Die UNO hat immer wieder die katastrophale Lage der Zivilbevölkerung im Gazastreifen beklagt. Israel unternimmt ungeachtet der Kritik auch seiner Verbündeten einen Vorstoß auf Rafah, wo sich Hunderttausende Geflüchtete aus anderen Teilen des Palästinenser-Gebietes aufhielten. Dort will sie nach eigenen Angaben verbliebene Bataillone der radikal-islamischen Hamas ausschalten.

Nach dem türkischen Handelsstopp kündigte Israels Finanzminister Bezalel Smotrich wirtschaftliche Vergeltungsmaßnahmen an. Er werde dem Kabinett einen Plan vorlegen, um das Freihandelsabkommen der beiden Staaten zu kündigen, sagte er. Zudem sollten andere Importe aus der Türkei mit Zöllen von 100 Prozent belegt werden. Eine Stellungnahme der Regierung in Ankara lag zunächst nicht vor. Die Türkei hatte Anfang Mai einen Handelsstopp angekündigt. Der gegenseitige Warenaustausch summierte sich 2023 auf knapp sieben Milliarden Dollar.

Unterdessen haben die Houthi-Rebellen im Jemen erklärt, sie würden künftig alle Schiffe angreifen, die israelische Häfen zum Ziel hätten. Das gelte nicht mehr nur für Schiffe in der Region des Roten Meeres, sagte der Houthi-Anführer Abdul Malik al-Houthi in einer im Fernsehen übertragenen Rede. Die Houthi hatten bereits angedroht, ihre Angriffe auch auf das Mittelmeer auszudehnen. In früheren Erklärungen hatten sie erklärt, dies geschehe aus Solidarität mit den Palästinensern im Gazastreifen.

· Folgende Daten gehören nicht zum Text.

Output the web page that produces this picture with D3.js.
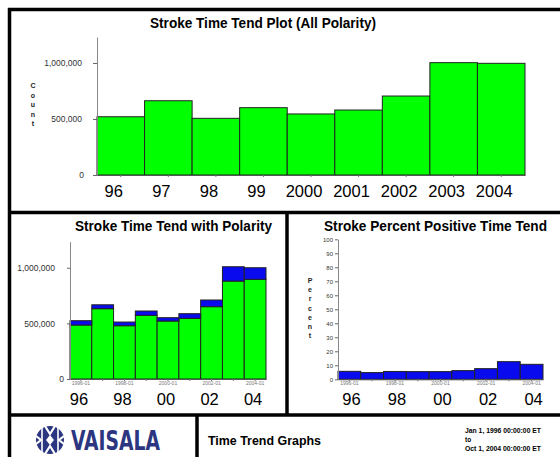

Al-Houthi forderte zudem China, Russland sowie asiatische und europäische Länder auf, keine Waren in israelische Häfen zu transportieren. Schon zuvor hatte die vom Iran unterstützte Gruppe erklärt, ihre Hauptziele seien Schiffe, die mit Israel und dessen Verbündeten in Verbindung stünden. Die Houthis greifen seit Monaten Schiffe im Roten Meer an – einer wichtigen Handelsroute zwischen Asien und Europa. Viele Reedereien weichen daher auf längere und teurere Routen rund um das südliche Afrika aus.